While there's basically little in Sexy Losers but gross-out sex jokes, they're very good gross-out sex jokes, and it's well-drawn.
Everyone's got to have a favourite badly-drawn comic featuring characters who randomly kill, fuck and consume alcohol and drugs for no particular reason. Mine is Elftor, which generally has nice timing. This doesn't stop it being incredibly childish, of course. Topical issues arise, and are normally sorted out by shooting everybody.
Get Your War On is a popular cut-and-paste critique of The War On Terror; no hard arguments here, but rather catharsis for those who are already utterly certain that the Bush administration is made up of raving psychotics.
Hound's Home is a depressing reminder that at a certain age, all kids are either evil bastards, superficial uberconformists, unlovable freaks or some combination of these. It also has a monkey.

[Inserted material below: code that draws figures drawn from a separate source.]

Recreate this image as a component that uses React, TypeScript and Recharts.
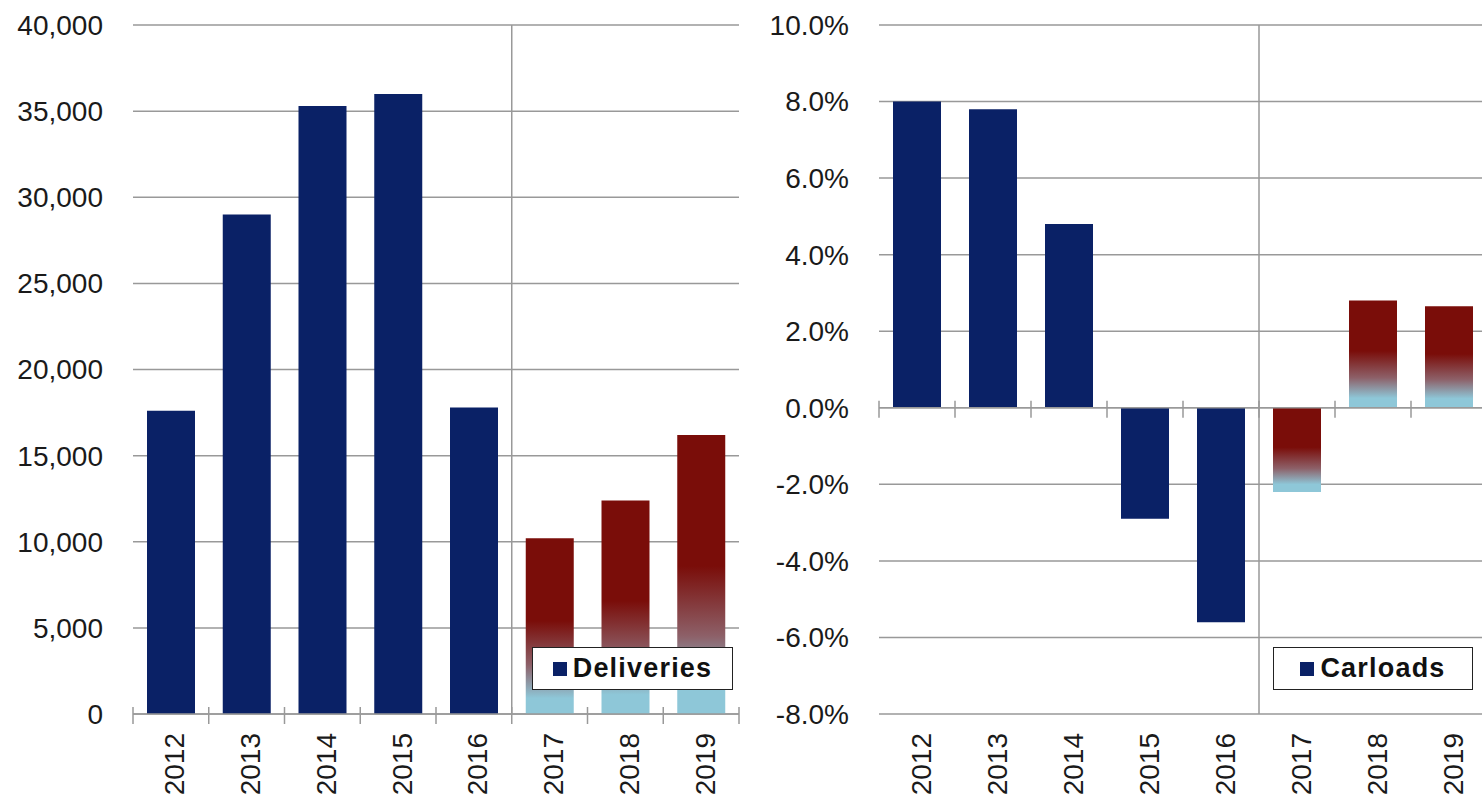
import { BarChart, Bar, Cell, XAxis, YAxis, CartesianGrid, Legend, ReferenceLine } from "recharts"

// ─── Data ──────────────────────────────────────────────────────────────────────

const YEARS = ["2012", "2013", "2014", "2015", "2016", "2017", "2018", "2019"]
const DELIVERIES = [17600, 29000, 35300, 36000, 17800, 10200, 12400, 16200]
const CARLOADS = [8.0, 7.8, 4.8, -2.9, -5.6, -2.2, 2.8, 2.65]
// 2017 onwards are projections, drawn with the red-to-blue fill
const PROJECTED = [false, false, false, false, false, true, true, true]

const DELIVERY_TICKS = [0, 5000, 10000, 15000, 20000, 25000, 30000, 35000, 40000]
const CARLOAD_TICKS = [-8, -6, -4, -2, 0, 2, 4, 6, 8, 10]

const deliveriesData = YEARS.map((year, i) => ({ year, value: DELIVERIES[i] }))
const carloadsData = YEARS.map((year, i) => ({ year, value: CARLOADS[i] }))

// ─── Styles ────────────────────────────────────────────────────────────────────

const FONT = "'Liberation Sans', Arial, Helvetica, sans-serif"
const NAVY = "#0A2166"
const GRID = "#999999"
const TEXT = "#1a1a1a"

const yTick = { fill: TEXT, fontSize: 28, fontFamily: FONT }

// ─── Pieces ────────────────────────────────────────────────────────────────────

function YearTick(props: any) {
    const { x, y, payload } = props
    const ty = y + 19
    return (
        <text
            x={x + 4}
            y={ty}
            transform={`rotate(-90, ${x + 4}, ${ty})`}
            textAnchor="end"
            dominantBaseline="central"
            fill={TEXT}
            fontSize={28}
            fontFamily={FONT}
        >
            {payload.value}
        </text>
    )
}

// category axis drawn on the zero line, ticks between categories
function ZeroAxis(props: any) {
    const { x1, y1, x2, y2 } = props
    const n = YEARS.length
    const step = (x2 - x1) / n
    return (
        <g>
            <line x1={x1} y1={y1} x2={x2} y2={y2} stroke={GRID} strokeWidth={1.5} />
            {Array.from({ length: n + 1 }, (_, i) => (
                <line
                    key={i}
                    x1={x1 + i * step}
                    x2={x1 + i * step}
                    y1={y1 - 7}
                    y2={y1 + 10}
                    stroke={GRID}
                    strokeWidth={1.5}
                />
            ))}
        </g>
    )
}

function BoxLegend({ payload }: any) {
    if (!payload?.length) return null
    return (
        <div
            style={{
                boxSizing: "border-box",
                width: "100%",
                height: "100%",
                border: "1.5px solid #222",
                background: "#fff",
                display: "flex",
                alignItems: "center",
                justifyContent: "center",
                gap: 6,
            }}
        >
            {payload.map((entry: any) => (
                <div key={entry.value} style={{ display: "flex", alignItems: "center", gap: 6 }}>
                    <span style={{ width: 14, height: 14, background: entry.color, display: "inline-block" }} />
                    <span
                        style={{
                            fontFamily: FONT,
                            fontWeight: 700,
                            fontSize: 27,
                            letterSpacing: 1.2,
                            color: "#111",
                            lineHeight: 1,
                        }}
                    >
                        {entry.value}
                    </span>
                </div>
            ))}
        </div>
    )
}

function ProjectionGradient({ id }: { id: string }) {
    return (
        <defs>
            <linearGradient id={id} x1="0" y1="0" x2="0" y2="1">
                <stop offset="0%" stopColor="#7A0D09" />
                <stop offset="47%" stopColor="#7A0D09" />
                <stop offset="72%" stopColor="#8D6068" />
                <stop offset="91%" stopColor="#8EC7D8" />
                <stop offset="100%" stopColor="#8EC7D8" />
            </linearGradient>
        </defs>
    )
}

// ─── Component ─────────────────────────────────────────────────────────────────

export default function App() {
    return (
        <div
            style={{
                position: "absolute",
                left: 0,
                top: 0,
                width: 1482,
                height: 802,
                overflow: "hidden",
                background: "#fff",
                fontFamily: FONT,
            }}
        >
            <div style={{ position: "absolute", left: 0, top: 0 }}>
                <BarChart
                    width={745}
                    height={802}
                    data={deliveriesData}
                    margin={{ top: 25, right: 6, bottom: 0, left: 0 }}
                >
                    <ProjectionGradient id="proj-deliveries" />
                    <CartesianGrid vertical={false} stroke={GRID} strokeWidth={1.5} />
                    <XAxis
                        dataKey="year"
                        height={88}
                        axisLine={false}
                        tickLine={false}
                        tickSize={0}
                        tickMargin={0}
                        interval={0}
                        tick={<YearTick />}
                    />
                    <YAxis
                        width={133}
                        domain={[0, 40000]}
                        ticks={DELIVERY_TICKS}
                        axisLine={false}
                        tickLine={false}
                        tickSize={0}
                        tickMargin={30}
                        tick={yTick}
                        tickFormatter={(v: number) => v.toLocaleString("en-US")}
                    />
                    <Legend
                        layout="horizontal"
                        verticalAlign="middle"
                        content={<BoxLegend />}
                        wrapperStyle={{ left: 532, top: 647, width: 201, height: 43 }}
                    />
                    <Bar dataKey="value" name="Deliveries" fill={NAVY} barSize={48} isAnimationActive={false}>
                        {deliveriesData.map((d, i) => (
                            <Cell key={d.year} fill={PROJECTED[i] ? "url(#proj-deliveries)" : NAVY} />
                        ))}
                    </Bar>
                    <ReferenceLine x="2016" position="end" stroke={GRID} strokeWidth={1.5} />
                    <ReferenceLine y={0} shape={<ZeroAxis />} />
                </BarChart>
            </div>

            <div style={{ position: "absolute", left: 746, top: 0 }}>
                <BarChart
                    width={741}
                    height={802}
                    data={carloadsData}
                    margin={{ top: 25, right: 0, bottom: 0, left: 0 }}
                >
                    <ProjectionGradient id="proj-carloads" />
                    <CartesianGrid vertical={false} stroke={GRID} strokeWidth={1.5} />
                    <XAxis
                        dataKey="year"
                        height={88}
                        axisLine={false}
                        tickLine={false}
                        tickSize={0}
                        tickMargin={0}
                        interval={0}
                        tick={<YearTick />}
                    />
                    <YAxis
                        width={133}
                        domain={[-8, 10]}
                        ticks={CARLOAD_TICKS}
                        axisLine={false}
                        tickLine={false}
                        tickSize={0}
                        tickMargin={30}
                        tick={yTick}
                        tickFormatter={(v: number) => `${v.toFixed(1)}%`}
                    />
                    <Legend
                        layout="horizontal"
                        verticalAlign="middle"
                        content={<BoxLegend />}
                        wrapperStyle={{ left: 527, top: 647, width: 200, height: 43 }}
                    />
                    <Bar dataKey="value" name="Carloads" fill={NAVY} barSize={48} isAnimationActive={false}>
                        {carloadsData.map((d, i) => (
                            <Cell key={d.year} fill={PROJECTED[i] ? "url(#proj-carloads)" : NAVY} />
                        ))}
                    </Bar>
                    <ReferenceLine x="2016" position="end" stroke={GRID} strokeWidth={1.5} />
                    <ReferenceLine y={0} shape={<ZeroAxis />} />
                </BarChart>
            </div>
        </div>
    )
}
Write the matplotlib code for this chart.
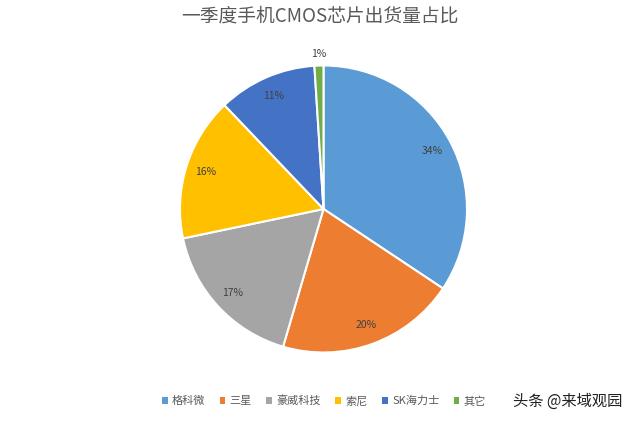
import matplotlib.pyplot as plt
from matplotlib.patches import Patch

plt.rcParams['font.family'] = ['Noto Sans CJK SC', 'DejaVu Sans']

# 数据
labels = ['格科微', '三星', '豪威科技', '索尼', 'SK海力士', '其它']
values = [34, 20, 17, 16, 11, 1]
colors = ['#5B9BD5', '#ED7D31', '#A5A5A5', '#FFC000', '#4472C4', '#70AD47']

fig = plt.figure(figsize=(6.4, 4.21), dpi=100)
ax = fig.add_axes([(323.5 - 143.5) / 640, 1 - (209 + 143.5) / 421, 287 / 640, 287 / 421])

wedges, texts, autotexts = ax.pie(
    values, colors=colors, startangle=90, counterclock=False,
    autopct='%.0f%%', pctdistance=0.86,
    wedgeprops={'edgecolor': 'white', 'linewidth': 1.5},
    textprops={'fontsize': 7.5, 'color': '#404040'})
# 1% 标签放在外面
x1, y1 = autotexts[-1].get_position()
autotexts[-1].set_position((x1 * 1.26, y1 * 1.26))
ax.set_xlim(-1, 1)
ax.set_ylim(-1, 1)
ax.set_aspect('equal')

fig.text(0.5, 1 - 16 / 421, '一季度手机CMOS芯片出货量占比', ha='center', va='center',
         fontsize=13.5, color='#595959')

handles = [Patch(facecolor=c, edgecolor='none') for c in colors]
fig.legend(handles, labels, loc='center', bbox_to_anchor=(324 / 640, 1 - 401 / 421),
           ncol=6, frameon=False, fontsize=8, labelcolor='#595959',
           handlelength=0.5, handleheight=0.5, handletextpad=0.4, columnspacing=1.3)

fig.text(568 / 640, 1 - 401 / 421, '头条 @来域观园', ha='center', va='center',
         fontsize=11, color='#222222')

fig.savefig('out.png', dpi=100, facecolor='white')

Nowhere Girl: As my buddy Laura would say: "I hate my life and I'm going to wear black and become a lesbian and kill myself. I'm so fucking cool." Gother than Wagner.
Academy X is a project by Adam Cadre and J. Robinson Wheeler, better known as interactive fiction luminaries. Big images and a lot of scrolling; very much in progress.
Tuesday is notable for its simple but effective style and innocent charm. Small archive, and not (I think) being updated any more.
Space Moose (mirror) is, well... not for the faint of heart or unviolated of orifices.
Pokey the Penguin is required reading for all those who would know a great many catchphrases to shout on the internet. Hilariously awful.
The Perry Bible Fellowship is what The Far Side would be if Gary Larson had been allowed to do sex jokes. Except that it's much, much better-drawn, and the art style varies a lot.
Leisuretown. Sordid modernist alienation! A million shades of misanthropy! Anal rape robots! And, um, art that's several orders of magnitude above copy-and-paste strips about classic videogame characters, despite initial appearances.
Cat and Girl. Postmodernist alienation! Metacounterculture criticism! Pathos!
Postmodernist alienation!
The inexpertly drawn Schlock Mercenary has variable humour, a deep vein of cynicism and lots of nicely-maintained pseudoscience. Basically, what Star Trek would have been like if all the enlightened-society and noble-hero stuff had been excised from it.
Neurotically Yours is the domain of Foamy the squirrel and his manic, vitriolic invectives against the ills of pop-culture. Admittedly, it's pop-culture enough itself to appear in Hot Topic, and it's extremely hit-and-miss, but the wrath will do your soul good.
Somewhere in the hazy territory between webcomic and web art, When I Am King seems heavily allegorical but probably isn't. Very accomplished artistic style, as well as nicely simple humour. A complete piece.
Quality Ways to Waste Your Time
Broken Saints is a subversive and poetic Flash series, full of powerful imagery and evocative music, and A Completed Piece. If you can handle the download sizes it's marvellous.
Samarost is a stunningly beautiful, if sadly all-too-short, point-and-click adventure. Occasionally it gets a little frustrating, but it's beyond censure on the aesthetic front.
Grow is a single complex puzzle: engaging, smoothly executed, and incredibly, incredibly satisfying to complete.
We Like The Moon is the finest creation of Joel Veitch, whose mission in life is to set immature Flash cartoons to immature music. Also recommended: northern kittens.